Reproduce nothing but the lines from the start of the material through the line that includes "plt.rcParams['font.family'] = ['Liberation", both ends included, and omit every picture.

-- begin Source material --

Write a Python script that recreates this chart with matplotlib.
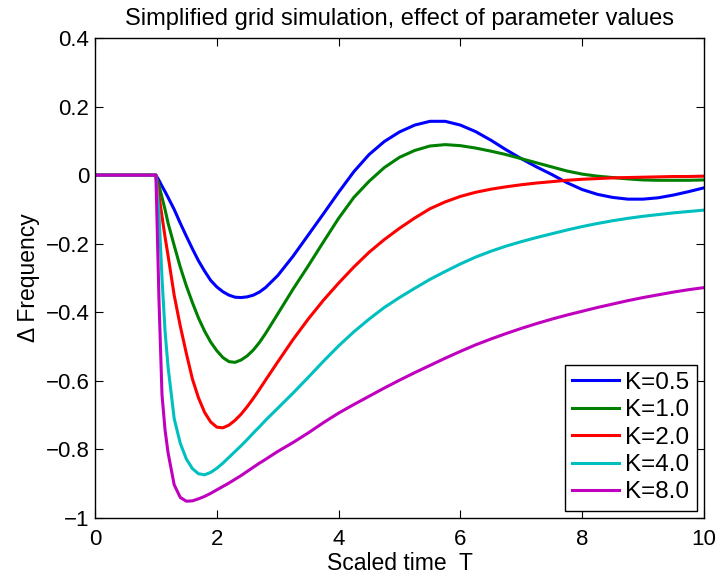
import matplotlib
matplotlib.use("Agg")
import matplotlib.pyplot as plt

plt.rcParams['font.family'] = ['Liberation Sans', 'DejaVu Sans']

# time grid (scaled time T), shared by all curves
t = [0.0, 1.0, 1.05, 1.1, 1.15, 1.2, 1.3, 1.4, 1.5, 1.6, 1.7, 1.8, 1.9, 2.0,
     2.1, 2.2, 2.3, 2.4, 2.5, 2.6, 2.7, 2.8, 3.0, 3.25, 3.5, 3.75, 4.0, 4.25,
     4.5, 4.75, 5.0, 5.25, 5.5, 5.75, 6.0, 6.25, 6.5, 6.75, 7.0, 7.25, 7.5,
     7.75, 8.0, 8.25, 8.5, 8.75, 9.0, 9.25, 9.5, 9.75, 10.0]

k05 = [0, 0, -0.015, -0.032, -0.048, -0.065, -0.10, -0.14, -0.178, -0.215,
       -0.25, -0.28, -0.307, -0.326, -0.340, -0.350, -0.356, -0.357, -0.355,
       -0.350, -0.341, -0.328, -0.293, -0.237, -0.175, -0.113, -0.05, 0.01,
       0.06, 0.098, 0.126, 0.146, 0.157, 0.157, 0.146, 0.127, 0.102, 0.074,
       0.048, 0.024, 0.002, -0.022, -0.042, -0.056, -0.065, -0.070, -0.070,
       -0.066, -0.058, -0.048, -0.037]
k10 = [0, 0, -0.03, -0.065, -0.10, -0.14, -0.205, -0.268, -0.323, -0.372,
       -0.417, -0.455, -0.487, -0.512, -0.532, -0.544, -0.546, -0.539, -0.527,
       -0.510, -0.488, -0.462, -0.405, -0.333, -0.265, -0.195, -0.126, -0.065,
       -0.018, 0.022, 0.052, 0.072, 0.085, 0.089, 0.086, 0.079, 0.070, 0.060,
       0.048, 0.036, 0.024, 0.012, 0.003, -0.003, -0.007, -0.011, -0.014,
       -0.015, -0.015, -0.015, -0.014]
k20 = [0, 0, -0.06, -0.12, -0.18, -0.235, -0.35, -0.44, -0.52, -0.595, -0.65,
       -0.692, -0.72, -0.735, -0.737, -0.729, -0.715, -0.697, -0.675, -0.651,
       -0.625, -0.598, -0.545, -0.48, -0.42, -0.365, -0.315, -0.268, -0.225,
       -0.188, -0.155, -0.125, -0.098, -0.078, -0.062, -0.050, -0.041, -0.034,
       -0.028, -0.023, -0.019, -0.015, -0.012, -0.010, -0.008, -0.007, -0.006,
       -0.005, -0.004, -0.004, -0.003]
k40 = [0, 0, -0.11, -0.30, -0.455, -0.56, -0.71, -0.782, -0.828, -0.856,
       -0.871, -0.874, -0.867, -0.855, -0.840, -0.823, -0.806, -0.789, -0.771,
       -0.752, -0.734, -0.715, -0.680, -0.636, -0.590, -0.543, -0.498, -0.457,
       -0.420, -0.386, -0.357, -0.330, -0.304, -0.281, -0.259, -0.239, -0.222,
       -0.207, -0.194, -0.182, -0.171, -0.160, -0.150, -0.141, -0.133, -0.126,
       -0.120, -0.115, -0.110, -0.106, -0.102]
k80 = [0, 0, -0.36, -0.64, -0.743, -0.81, -0.903, -0.94, -0.951, -0.950,
       -0.944, -0.937, -0.928, -0.918, -0.908, -0.898, -0.887, -0.876, -0.864,
       -0.852, -0.840, -0.829, -0.806, -0.78, -0.752, -0.722, -0.694, -0.669,
       -0.645, -0.621, -0.598, -0.576, -0.555, -0.534, -0.514, -0.495, -0.478,
       -0.462, -0.447, -0.433, -0.420, -0.408, -0.397, -0.386, -0.376, -0.366,
       -0.357, -0.349, -0.341, -0.334, -0.328]

series = [k05, k10, k20, k40, k80]
labels = ['K=0.5', 'K=1.0', 'K=2.0', 'K=4.0', 'K=8.0']
colors = [(0, 0, 1), (0, 0.5, 0), (1, 0, 0), (0, 0.75, 0.75), (0.75, 0, 0.75)]

xticks = [0, 2, 4, 6, 8, 10]
yticks = [-1, -0.8, -0.6, -0.4, -0.2, 0, 0.2, 0.4]
ytick_labels = ['\u22121', '\u22120.8', '\u22120.6', '\u22120.4', '\u22120.2',
                '0', '0.2', '0.4']

fig = plt.figure(figsize=(7.2, 5.81), dpi=100)
ax = fig.add_axes([95 / 720, 63 / 581, 609 / 720, 480 / 581])

for vals, lab, col in zip(series, labels, colors):
    ax.plot(t, vals, color=col, linewidth=2.2, label=lab)

ax.set_xlim(0, 10)
ax.set_ylim(-1, 0.4)
ax.set_xticks(xticks)
ax.set_xticklabels([str(v) for v in xticks])
ax.set_yticks(yticks)
ax.set_yticklabels(ytick_labels)
ax.tick_params(direction='in', top=True, right=True, length=6, width=0.8,
               labelsize=16)
ax.tick_params(axis='x', pad=8)
ax.tick_params(axis='y', pad=4)
for sp in ax.spines.values():
    sp.set_linewidth(1.0)

ax.set_title('Simplified grid simulation, effect of parameter values',
             fontsize=17, pad=9)
ax.set_xlabel('Scaled time  T', fontsize=16.5, labelpad=1)
ax.set_ylabel('\u0394 Frequency', fontsize=16.5, labelpad=4)

leg = ax.legend(loc='lower right', fontsize=17.5, fancybox=False,
                edgecolor='black', framealpha=1, handlelength=1.95,
                borderaxespad=0.3, labelspacing=0.22, handletextpad=0.25,
                borderpad=0.3)
leg.get_frame().set_linewidth(1.0)

fig.savefig('out.png', dpi=100)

-- end Source material --

## Full response
Write a Python script that recreates this chart with matplotlib.
import matplotlib
matplotlib.use("Agg")
import matplotlib.pyplot as plt

plt.rcParams['font.family'] = ['Liberation Sans', 'DejaVu Sans']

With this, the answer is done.